(Work instructions)
Find the lines that hold the word "chart" and return them.
○ ○ ○ ○ ○ ○ ○
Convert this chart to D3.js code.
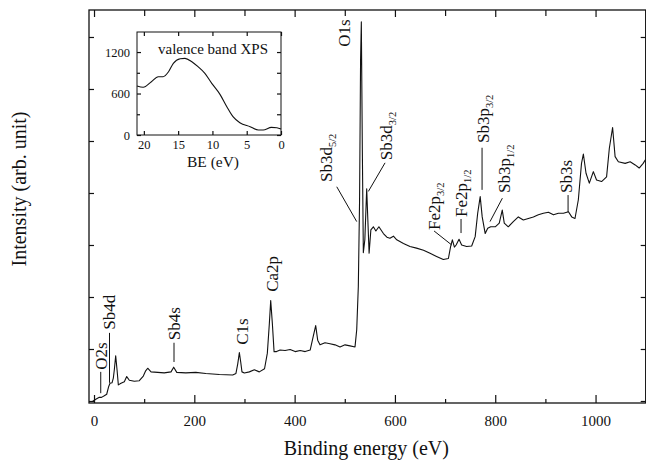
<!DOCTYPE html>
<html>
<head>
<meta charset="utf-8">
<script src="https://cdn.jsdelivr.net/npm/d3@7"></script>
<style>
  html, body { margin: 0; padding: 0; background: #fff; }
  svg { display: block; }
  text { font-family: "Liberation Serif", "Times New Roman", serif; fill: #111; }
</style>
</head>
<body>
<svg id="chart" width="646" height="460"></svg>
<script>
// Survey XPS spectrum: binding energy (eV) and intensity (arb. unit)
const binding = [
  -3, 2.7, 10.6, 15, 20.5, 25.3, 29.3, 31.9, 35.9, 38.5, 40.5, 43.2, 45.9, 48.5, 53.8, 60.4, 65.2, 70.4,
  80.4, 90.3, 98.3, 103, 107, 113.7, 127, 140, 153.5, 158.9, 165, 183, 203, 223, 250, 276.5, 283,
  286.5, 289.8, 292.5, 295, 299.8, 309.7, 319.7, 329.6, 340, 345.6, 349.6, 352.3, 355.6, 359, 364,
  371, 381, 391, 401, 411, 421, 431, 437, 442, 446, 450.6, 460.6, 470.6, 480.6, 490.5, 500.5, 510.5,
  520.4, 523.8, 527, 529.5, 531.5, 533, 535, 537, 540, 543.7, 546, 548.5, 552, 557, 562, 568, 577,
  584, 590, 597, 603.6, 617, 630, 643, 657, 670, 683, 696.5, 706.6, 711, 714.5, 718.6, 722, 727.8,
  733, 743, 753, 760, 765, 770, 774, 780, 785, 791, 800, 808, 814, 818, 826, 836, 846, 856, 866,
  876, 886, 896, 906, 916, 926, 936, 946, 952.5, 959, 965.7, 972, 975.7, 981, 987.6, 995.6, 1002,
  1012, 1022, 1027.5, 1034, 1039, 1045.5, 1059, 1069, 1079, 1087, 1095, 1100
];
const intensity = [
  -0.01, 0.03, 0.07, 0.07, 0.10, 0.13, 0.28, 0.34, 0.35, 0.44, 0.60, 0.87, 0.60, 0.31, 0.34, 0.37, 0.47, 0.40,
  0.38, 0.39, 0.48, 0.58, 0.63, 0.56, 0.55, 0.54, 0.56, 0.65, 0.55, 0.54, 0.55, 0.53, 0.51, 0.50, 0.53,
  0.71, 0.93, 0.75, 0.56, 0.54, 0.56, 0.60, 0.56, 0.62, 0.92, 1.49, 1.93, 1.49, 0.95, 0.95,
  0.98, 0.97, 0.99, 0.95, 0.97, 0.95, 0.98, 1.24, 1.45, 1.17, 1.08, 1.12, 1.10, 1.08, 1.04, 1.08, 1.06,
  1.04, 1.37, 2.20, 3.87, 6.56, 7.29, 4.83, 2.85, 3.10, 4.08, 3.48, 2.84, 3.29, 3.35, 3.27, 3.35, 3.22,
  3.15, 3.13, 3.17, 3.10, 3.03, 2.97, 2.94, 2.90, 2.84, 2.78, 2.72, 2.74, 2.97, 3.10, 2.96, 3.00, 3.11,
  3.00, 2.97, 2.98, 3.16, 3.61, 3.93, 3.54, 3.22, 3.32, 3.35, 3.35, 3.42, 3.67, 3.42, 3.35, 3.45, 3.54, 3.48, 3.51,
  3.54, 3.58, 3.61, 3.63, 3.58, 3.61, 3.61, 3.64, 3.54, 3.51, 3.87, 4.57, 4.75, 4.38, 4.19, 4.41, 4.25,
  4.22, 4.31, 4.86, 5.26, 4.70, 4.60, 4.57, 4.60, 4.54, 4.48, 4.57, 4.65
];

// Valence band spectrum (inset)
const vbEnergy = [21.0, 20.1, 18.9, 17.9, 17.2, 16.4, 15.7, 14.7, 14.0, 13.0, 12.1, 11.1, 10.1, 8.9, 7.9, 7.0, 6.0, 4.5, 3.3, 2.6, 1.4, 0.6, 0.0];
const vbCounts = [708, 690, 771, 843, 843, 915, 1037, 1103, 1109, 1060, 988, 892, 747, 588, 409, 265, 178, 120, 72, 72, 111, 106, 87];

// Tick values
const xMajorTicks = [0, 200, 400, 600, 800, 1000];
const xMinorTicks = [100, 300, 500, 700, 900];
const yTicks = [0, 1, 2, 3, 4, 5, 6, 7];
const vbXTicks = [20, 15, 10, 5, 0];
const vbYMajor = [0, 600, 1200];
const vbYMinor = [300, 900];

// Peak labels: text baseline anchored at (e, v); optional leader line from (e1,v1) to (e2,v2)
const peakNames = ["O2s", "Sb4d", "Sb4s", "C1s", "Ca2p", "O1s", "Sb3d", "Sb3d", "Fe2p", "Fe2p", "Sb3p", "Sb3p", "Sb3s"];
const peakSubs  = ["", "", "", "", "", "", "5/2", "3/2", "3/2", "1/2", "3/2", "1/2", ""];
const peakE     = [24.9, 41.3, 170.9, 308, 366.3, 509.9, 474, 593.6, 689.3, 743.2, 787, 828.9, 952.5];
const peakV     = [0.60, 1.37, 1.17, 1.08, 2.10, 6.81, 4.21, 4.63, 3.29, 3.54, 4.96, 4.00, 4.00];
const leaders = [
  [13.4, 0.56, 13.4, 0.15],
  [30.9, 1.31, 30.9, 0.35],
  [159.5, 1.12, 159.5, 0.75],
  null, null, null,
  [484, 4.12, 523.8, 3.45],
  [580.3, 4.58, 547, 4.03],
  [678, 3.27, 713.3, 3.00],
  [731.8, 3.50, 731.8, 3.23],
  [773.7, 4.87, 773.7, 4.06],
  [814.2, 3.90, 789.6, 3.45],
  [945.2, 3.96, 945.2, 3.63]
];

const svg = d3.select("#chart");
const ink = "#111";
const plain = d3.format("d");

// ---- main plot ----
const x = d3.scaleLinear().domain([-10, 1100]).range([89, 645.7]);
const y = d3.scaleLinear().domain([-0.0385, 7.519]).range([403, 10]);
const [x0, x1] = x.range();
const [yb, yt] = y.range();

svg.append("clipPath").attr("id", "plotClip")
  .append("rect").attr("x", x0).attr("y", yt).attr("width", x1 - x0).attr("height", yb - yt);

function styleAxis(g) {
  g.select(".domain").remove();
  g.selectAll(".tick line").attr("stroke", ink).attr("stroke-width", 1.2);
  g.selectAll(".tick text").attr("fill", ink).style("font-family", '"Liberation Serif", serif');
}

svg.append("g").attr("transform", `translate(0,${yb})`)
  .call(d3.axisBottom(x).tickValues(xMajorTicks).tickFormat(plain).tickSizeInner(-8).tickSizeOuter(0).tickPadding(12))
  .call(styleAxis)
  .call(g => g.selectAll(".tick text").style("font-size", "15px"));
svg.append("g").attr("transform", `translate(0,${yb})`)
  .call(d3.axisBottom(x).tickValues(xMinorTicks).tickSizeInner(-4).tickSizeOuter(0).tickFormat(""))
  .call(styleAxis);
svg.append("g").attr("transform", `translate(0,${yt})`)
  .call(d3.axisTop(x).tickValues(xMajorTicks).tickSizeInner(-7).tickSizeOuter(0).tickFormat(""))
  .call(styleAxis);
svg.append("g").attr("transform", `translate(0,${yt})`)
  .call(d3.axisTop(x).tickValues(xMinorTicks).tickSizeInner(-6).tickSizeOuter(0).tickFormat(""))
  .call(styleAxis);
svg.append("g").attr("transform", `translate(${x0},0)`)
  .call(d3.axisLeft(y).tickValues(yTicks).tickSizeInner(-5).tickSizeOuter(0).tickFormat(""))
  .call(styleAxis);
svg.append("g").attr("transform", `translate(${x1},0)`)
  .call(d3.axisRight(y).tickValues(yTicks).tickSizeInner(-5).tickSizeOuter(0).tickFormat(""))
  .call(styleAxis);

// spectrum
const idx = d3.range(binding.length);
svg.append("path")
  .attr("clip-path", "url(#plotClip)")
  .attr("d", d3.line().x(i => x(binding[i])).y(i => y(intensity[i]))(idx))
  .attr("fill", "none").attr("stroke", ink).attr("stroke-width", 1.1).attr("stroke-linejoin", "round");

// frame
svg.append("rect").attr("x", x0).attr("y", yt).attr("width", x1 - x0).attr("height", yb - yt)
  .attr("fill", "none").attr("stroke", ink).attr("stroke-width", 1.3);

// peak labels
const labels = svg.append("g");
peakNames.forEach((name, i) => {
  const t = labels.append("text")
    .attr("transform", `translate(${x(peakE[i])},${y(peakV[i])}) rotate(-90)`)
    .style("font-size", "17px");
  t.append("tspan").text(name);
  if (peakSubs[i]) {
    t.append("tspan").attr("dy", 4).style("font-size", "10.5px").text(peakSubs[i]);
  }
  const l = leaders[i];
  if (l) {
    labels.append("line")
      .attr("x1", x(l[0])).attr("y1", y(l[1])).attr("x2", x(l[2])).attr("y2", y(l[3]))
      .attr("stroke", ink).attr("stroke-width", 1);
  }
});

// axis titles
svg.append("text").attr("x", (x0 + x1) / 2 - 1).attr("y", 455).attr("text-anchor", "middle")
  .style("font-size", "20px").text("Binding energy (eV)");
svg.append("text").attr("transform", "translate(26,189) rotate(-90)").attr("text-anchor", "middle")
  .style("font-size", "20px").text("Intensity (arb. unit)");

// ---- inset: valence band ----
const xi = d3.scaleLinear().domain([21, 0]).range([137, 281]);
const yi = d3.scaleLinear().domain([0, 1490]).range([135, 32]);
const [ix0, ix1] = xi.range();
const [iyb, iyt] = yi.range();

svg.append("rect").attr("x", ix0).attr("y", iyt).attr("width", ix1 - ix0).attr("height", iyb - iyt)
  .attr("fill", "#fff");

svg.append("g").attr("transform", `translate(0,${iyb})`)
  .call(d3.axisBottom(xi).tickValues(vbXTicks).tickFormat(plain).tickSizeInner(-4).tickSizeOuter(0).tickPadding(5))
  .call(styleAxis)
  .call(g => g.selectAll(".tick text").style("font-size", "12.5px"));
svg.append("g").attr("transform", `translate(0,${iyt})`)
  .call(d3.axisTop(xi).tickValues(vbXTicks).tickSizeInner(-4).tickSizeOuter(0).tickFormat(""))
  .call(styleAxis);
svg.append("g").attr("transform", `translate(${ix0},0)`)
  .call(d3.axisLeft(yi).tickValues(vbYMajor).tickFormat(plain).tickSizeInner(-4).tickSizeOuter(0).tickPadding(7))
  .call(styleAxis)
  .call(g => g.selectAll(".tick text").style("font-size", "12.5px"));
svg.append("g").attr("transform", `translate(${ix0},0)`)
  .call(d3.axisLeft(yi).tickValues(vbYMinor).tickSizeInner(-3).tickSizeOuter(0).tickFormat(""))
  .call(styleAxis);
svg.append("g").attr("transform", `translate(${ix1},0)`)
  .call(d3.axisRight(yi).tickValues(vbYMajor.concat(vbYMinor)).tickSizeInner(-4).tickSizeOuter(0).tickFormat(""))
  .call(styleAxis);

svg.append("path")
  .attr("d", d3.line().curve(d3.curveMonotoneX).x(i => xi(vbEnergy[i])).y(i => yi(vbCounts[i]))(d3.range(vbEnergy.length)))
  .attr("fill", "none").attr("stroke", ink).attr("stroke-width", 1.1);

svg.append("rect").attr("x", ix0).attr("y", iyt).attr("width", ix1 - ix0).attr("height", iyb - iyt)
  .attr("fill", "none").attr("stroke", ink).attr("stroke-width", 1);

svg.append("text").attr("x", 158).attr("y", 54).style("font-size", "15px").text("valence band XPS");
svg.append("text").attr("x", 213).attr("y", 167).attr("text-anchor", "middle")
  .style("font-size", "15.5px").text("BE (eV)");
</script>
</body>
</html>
○ ○ ○ ○ ○ ○ ○
(Task answer)
Convert this chart to D3.js code.
<svg id="chart" width="646" height="460"></svg>
const svg = d3.select("#chart");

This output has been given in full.